Menurut Laporan Negara tentang Praktik Hak Asasi Manusia yang diterbitkan oleh Departemen Luar Negeri Amerika Serikat (AS), kekerasan terhadap kelompok agama minoritas terus terjadi di Pakistan di tahun 2023, termasuk pemaksaan pindah agama, pernikahan dini dan pernikahan paksa, serta serangan massa yang menargetkan kelompok minoritas.
Intoleransi beragama sangat tinggi di Pakistan. Menurut lembaga pemikir yang berbasis di Islamabad, Center for Social Justice (CSJ), terdapat 193 insiden kekerasan terhadap kelompok agama minoritas yang terjadi di Pakistan pada tahun lalu, jumlah yang diyakini jauh lebih rendah dibandingkan angka sebenarnya. Beberapa aktivis hak asasi manusia setempat juga mengklaim bahwa tidak ada "perbaikan" dalam melindungi hak-hak dasar berbagai agama minoritas --- Hindu, Kristen, Sikh, Budha --- di Pakistan.
Menanggapi kritik AS mengenai rekam jejak buruknya dalam menghentikan kejahatan kekerasan terhadap agama minoritas, Pakistan "dengan tegas" menolak Laporan Negara tahun 2023 tentang praktik hak asasi manusia. Pakistan berpendapat bahwa isi laporan tersebut tidak adil, berdasarkan informasi yang tidak akurat dan sama sekali tidak sesuai dengan kenyataan yang ada.
Pemerintah Pakistan dilaporkan menargetkan saluran media sosial dan akun yang melaporkan insiden nyata pelanggaran hak beragama, pemaksaan pindah agama, penculikan, pemerkosaan dan perampokan yang menargetkan minoritas Hindu dan Kristen di Pakistan.
Diperkirakan otoritas negara telah mengidentifikasi 279 akun Twitter, serta beberapa akun Facebook dan Instagram juga berada dalam pengawasan, bersama dengan 31 saluran YouTube. Pemerintah bahkan berencana melakukan pemeriksaan forensik terhadap sekitar 200 vlog. Tindakan-tindakan ini dianggap sebagai taktik untuk membungkam suara-suara independen yang menyoroti kejahatan terhadap kemanusiaan yang sedang berlangsung di Pakistan dan untuk menjaga citra kekuatan militer.

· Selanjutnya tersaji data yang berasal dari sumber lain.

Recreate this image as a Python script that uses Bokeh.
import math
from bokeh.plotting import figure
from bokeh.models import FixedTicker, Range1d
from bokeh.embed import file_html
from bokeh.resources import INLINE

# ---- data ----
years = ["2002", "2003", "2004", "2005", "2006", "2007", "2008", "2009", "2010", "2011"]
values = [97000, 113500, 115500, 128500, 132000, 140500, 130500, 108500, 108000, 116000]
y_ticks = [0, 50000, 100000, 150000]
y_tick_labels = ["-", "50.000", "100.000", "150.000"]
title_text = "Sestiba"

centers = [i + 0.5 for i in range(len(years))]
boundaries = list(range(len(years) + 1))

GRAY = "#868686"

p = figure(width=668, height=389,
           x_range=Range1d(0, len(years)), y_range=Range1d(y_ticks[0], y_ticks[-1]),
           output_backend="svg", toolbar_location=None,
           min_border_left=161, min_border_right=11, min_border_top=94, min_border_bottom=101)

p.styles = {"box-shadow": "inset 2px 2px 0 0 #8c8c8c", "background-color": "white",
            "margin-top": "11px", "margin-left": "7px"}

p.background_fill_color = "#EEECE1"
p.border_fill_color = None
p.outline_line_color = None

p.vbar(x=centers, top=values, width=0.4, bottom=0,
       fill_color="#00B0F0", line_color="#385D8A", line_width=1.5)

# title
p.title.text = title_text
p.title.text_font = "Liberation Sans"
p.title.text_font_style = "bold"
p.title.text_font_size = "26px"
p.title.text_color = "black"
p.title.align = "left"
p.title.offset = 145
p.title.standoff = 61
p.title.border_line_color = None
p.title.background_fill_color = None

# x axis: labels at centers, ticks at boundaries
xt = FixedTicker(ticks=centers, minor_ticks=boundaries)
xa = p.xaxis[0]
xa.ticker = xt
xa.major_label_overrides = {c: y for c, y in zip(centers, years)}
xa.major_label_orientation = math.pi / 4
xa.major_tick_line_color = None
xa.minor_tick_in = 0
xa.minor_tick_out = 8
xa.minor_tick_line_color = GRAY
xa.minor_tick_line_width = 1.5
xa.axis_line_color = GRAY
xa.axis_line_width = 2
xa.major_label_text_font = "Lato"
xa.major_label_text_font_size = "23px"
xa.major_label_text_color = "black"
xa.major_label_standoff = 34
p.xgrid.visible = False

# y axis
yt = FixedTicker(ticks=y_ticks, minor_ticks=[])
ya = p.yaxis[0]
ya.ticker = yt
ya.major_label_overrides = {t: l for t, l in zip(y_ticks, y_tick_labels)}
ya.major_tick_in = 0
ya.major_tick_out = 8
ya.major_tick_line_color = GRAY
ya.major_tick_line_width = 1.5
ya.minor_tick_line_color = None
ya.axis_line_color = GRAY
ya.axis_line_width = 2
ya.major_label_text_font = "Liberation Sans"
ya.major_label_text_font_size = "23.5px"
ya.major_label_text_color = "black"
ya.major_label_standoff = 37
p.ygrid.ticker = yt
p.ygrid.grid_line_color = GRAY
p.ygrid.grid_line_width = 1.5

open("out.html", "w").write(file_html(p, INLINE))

Menghadapi pengawasan internasional secara rutin terhadap memburuknya situasi hak asasi manusia, Pakistan mati-matian mencari cara untuk menyelamatkan mukanya dan oleh karena itu berupaya untuk menghidupkan kembali apa yang disebut "Koridor Gandhara" di beberapa wilayah di Khyber Pakhtunkhwa (KP) dan Punjab.

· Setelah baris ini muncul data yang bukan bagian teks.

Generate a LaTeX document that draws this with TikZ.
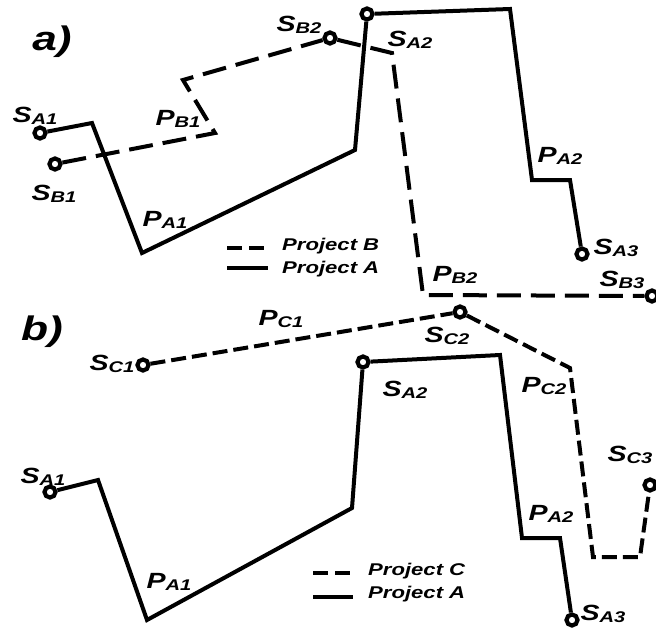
\documentclass[tikz,border=0pt]{standalone}
\usepackage{fontspec}
\setmainfont{Liberation Sans}[FakeStretch=1.3]
\usetikzlibrary{calc}

% station / path label: big letter + lowered subscript
\newcommand{\stlbl}[2]{{\fontsize{22}{22}\selectfont #1}\raisebox{-2pt}{\fontsize{15.5}{15.5}\selectfont #2}}

\begin{document}
\begin{tikzpicture}[x=1pt,y=-1pt,font=\bfseries\itshape,
		stn/.style={circle,draw,line width=4.2pt,fill=white,minimum size=11pt,inner sep=0pt},
		lbl/.style={inner sep=0pt},
		projA/.style={line width=4pt},
		projB/.style={line width=4pt,dash pattern=on 24pt off 10pt},
		projC/.style={line width=4pt,dash pattern=on 15pt off 6pt},
		legdash/.style={line width=4pt,dash pattern=on 15pt off 7pt},
		legtxt/.style={anchor=base west,inner sep=0pt,font=\bfseries\itshape\fontsize{17}{17}\selectfont},
		panel/.style={inner sep=0pt,font=\bfseries\itshape\fontsize{34}{34}\selectfont}]
		
		\useasboundingbox (0,0) rectangle (656,635);
		
		% ---- Panel a) ----
		\node[panel] (pa) at (52,42) {a)};
		
		% stations
		\node[stn] (aSA1) at (40,133) {};
		\node[stn] (aSA2) at (367,14) {};
		\node[stn] (aSA3) at (582,254) {};
		\node[stn] (aSB1) at (55,164) {};
		\node[stn] (aSB2) at (330,38) {};
		\node[stn] (aSB3) at (652,296) {};
		
		% bends of project A
		\coordinate (aA1) at (92,123);
		\coordinate (aA2) at (142,253);
		\coordinate (aA3) at (355,150);
		\coordinate (aA4) at (510,9);
		\coordinate (aA5) at (532,180);
		\coordinate (aA6) at (570,180);
		
		% bends of project B
		\coordinate (aB1) at (215,133);
		\coordinate (aB2) at (183,80);
		\coordinate (aB3) at (392,53);
		\coordinate (aB4) at (423,295);
		
		\draw[projA] (aSA1) -- (aA1) -- (aA2) -- (aA3) -- (aSA2) -- (aA4) -- (aA5) -- (aA6) -- (aSA3);
		\draw[projB] (aSB1) -- (aB1) -- (aB2) -- (aSB2) -- (aB3) -- (aB4) -- (aSB3);
		
		% labels
		\node[lbl] (laSA1) at (35,116) {\stlbl{S}{A1}};
		\node[lbl] (laSB1) at (54,194) {\stlbl{S}{B1}};
		\node[lbl] (laPB1) at (178,119) {\stlbl{P}{B1}};
		\node[lbl] (laPA1) at (165,220) {\stlbl{P}{A1}};
		\node[lbl] (laSB2) at (299,25) {\stlbl{S}{B2}};
		\node[lbl] (laSA2) at (410,40) {\stlbl{S}{A2}};
		\node[lbl] (laPA2) at (560,156) {\stlbl{P}{A2}};
		\node[lbl] (laSA3) at (616,248) {\stlbl{S}{A3}};
		\node[lbl] (laPB2) at (455,275) {\stlbl{P}{B2}};
		\node[lbl] (laSB3) at (622,280) {\stlbl{S}{B3}};
		
		% legend
		\coordinate (aL1) at (227,248);
		\coordinate (aL2) at (268,248);
		\coordinate (aL3) at (227,268);
		\coordinate (aL4) at (268,268);
		\draw[legdash] (aL1) -- (aL2);
		\draw[projA] (aL3) -- (aL4);
		\node[legtxt] (aLB) at (282,250) {Project B};
		\node[legtxt] (aLA) at (282,273) {Project A};
		
		% ---- Panel b) ----
		\node[panel] (pb) at (42,332) {b)};
		
		% stations
		\node[stn] (bSA1) at (50,492) {};
		\node[stn] (bSA2) at (363,362) {};
		\node[stn] (bSA3) at (572,620) {};
		\node[stn] (bSC1) at (143,365) {};
		\node[stn] (bSC2) at (460,312) {};
		\node[stn] (bSC3) at (650,485) {};
		
		% bends of project A
		\coordinate (bA1) at (98,480);
		\coordinate (bA2) at (147,620);
		\coordinate (bA3) at (352,508);
		\coordinate (bA4) at (500,355);
		\coordinate (bA5) at (522,538);
		\coordinate (bA6) at (560,538);
		
		% bends of project C
		\coordinate (bC1) at (570,368);
		\coordinate (bC2) at (593,557);
		\coordinate (bC3) at (640,557);
		
		\draw[projA] (bSA1) -- (bA1) -- (bA2) -- (bA3) -- (bSA2) -- (bA4) -- (bA5) -- (bA6) -- (bSA3);
		\draw[projC] (bSC1) -- (bSC2) -- (bC1) -- (bC2) -- (bC3) -- (bSC3);
		
		% labels
		\node[lbl] (lbPC1) at (281,319) {\stlbl{P}{C1}};
		\node[lbl] (lbSC1) at (112,364) {\stlbl{S}{C1}};
		\node[lbl] (lbSC2) at (447,336) {\stlbl{S}{C2}};
		\node[lbl] (lbPC2) at (544,386) {\stlbl{P}{C2}};
		\node[lbl] (lbSC3) at (630,455) {\stlbl{S}{C3}};
		\node[lbl] (lbSA1) at (43,477) {\stlbl{S}{A1}};
		\node[lbl] (lbSA2) at (405,390) {\stlbl{S}{A2}};
		\node[lbl] (lbPA1) at (169,582) {\stlbl{P}{A1}};
		\node[lbl] (lbPA2) at (551,514) {\stlbl{P}{A2}};
		\node[lbl] (lbSA3) at (603,614) {\stlbl{S}{A3}};
		
		% legend
		\coordinate (bL1) at (313,573);
		\coordinate (bL2) at (353,573);
		\coordinate (bL3) at (313,597);
		\coordinate (bL4) at (353,597);
		\draw[legdash] (bL1) -- (bL2);
		\draw[projA] (bL3) -- (bL4);
		\node[legtxt] (bLC) at (368,575) {Project C};
		\node[legtxt] (bLA) at (368,598) {Project A};
		
	\end{tikzpicture}
\end{document}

Pada tanggal 4 April, Pakistan memperkenalkan "RUU Koridor Gandhara 2024" di Majelis Nasional untuk menghubungkan dengan dunia Buddhis.
Sementara itu, pemerintahan KP telah menyatakan keberatan yang kuat terhadap RUU tersebut, dan menyebutnya sebagai "tindakan federal yang berlebihan" dalam urusan provinsi dan menolaknya karena dianggap kontroversial, inkonstitusional dan tidak etis. Mantan Menteri Arkeologi KP, Syed Aqil Shah, juga mengkritik rancangan undang-undang tersebut, menyatakannya sebagai pelanggaran terhadap Amandemen ke-18 Konstitusi Pakistan, yang menjamin otonomi provinsi.
Organisasi Islam lokal mungkin keberatan dengan RUU Koridor Gandhara dan perhatian khusus yang diberikan kepada agama minoritas di Pakistan.
Rencana Pakistan untuk mempromosikan agama Buddha dipandang sebagai upaya lain untuk mengalihkan perhatian masyarakat internasional dari kekerasan yang sedang berlangsung terhadap kelompok agama minoritas.
Penulis adalah seorang jurnalis senior yang tinggal di Jakarta.